DLP addresses three areas
  • ·         Data at rest ,    e.g data in databases, data on a drive of a laptop / usb storage
  • ·         Data in transit,   e.g  emails or web forum postings, upload to cloud, data on network
  • ·         Data in use, e.g  file copy or print operations
Output actions of a DLP tool:
  • Quarantine, 
  • encrypt, 
  • block, 
  • notify

DLP Tool is deployed at end points,  email gateways, network gateways for url filtering.
Sub functions or processes of DLP  tool are:
  • Monitor, 
  • Detect and 
  • Prevent
DLP tools are good at monitoring structured data as in  PII(Personally Identifiable Information) and as in PCI(Payment card industry)  but they are difficult to use for unstructured data.

For data at rest Data discovery or discovery scanning is used. Pattern matching or string comparison is used for structured data. hashing is generally used for unstructured data.
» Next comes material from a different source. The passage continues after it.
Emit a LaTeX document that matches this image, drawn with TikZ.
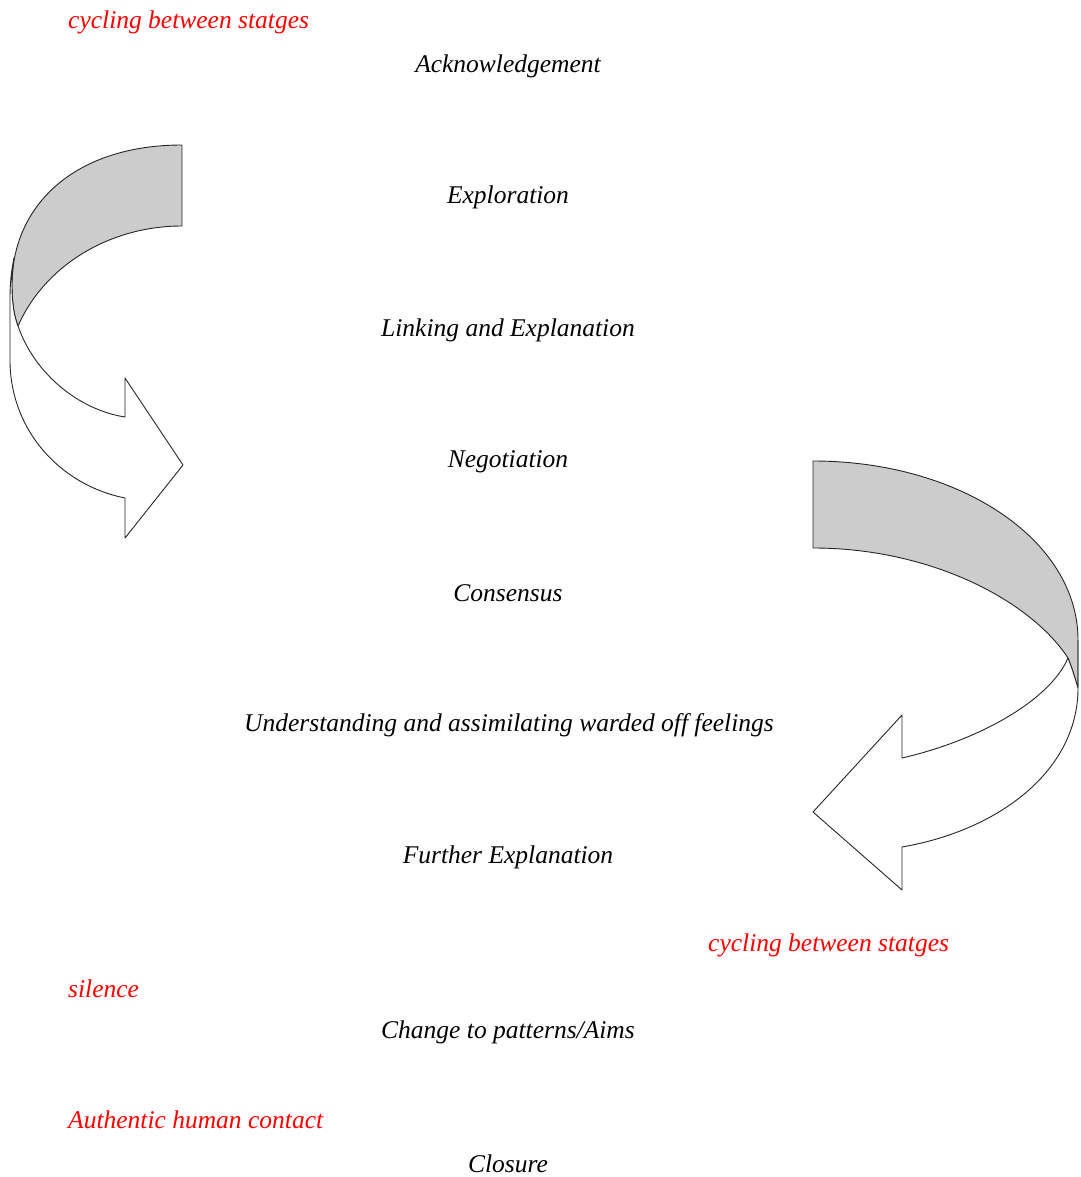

Before a DLP tool is deployed one should clearly define  and identify the sensitive data which need protection and also all possible  internal and external threats

A Checklist
  1. Policies and user awareness campaigns.
  2. Encryption for data at rest and in transit.
  3. File shares mapped  with access rights.
  4. Consolidation of inventories.
  5. Control of  external HDD and usb storages devices (mobile and portable storage devices)
  6. Disabling of all usb ports for usb storage devices.  
  7. Disabling of all unwanted  inbuilt DVD readers/writers.
  8. Air gap maintenance  disconnected networks.
  9. Secure  file delete policies and procedures.
  10. Access controls on laptops and full disk encryption.
  11. Use of  VLANS
  12. Consolidation of file servers 
  13. Strict data classification policies.
  14. Data retention policies. Destruction of old and unwanted data files.
  15. Deploying RMS/DRM/IRM  solution
  16. PKI based email  
  17. Effective Identity provisioning and management.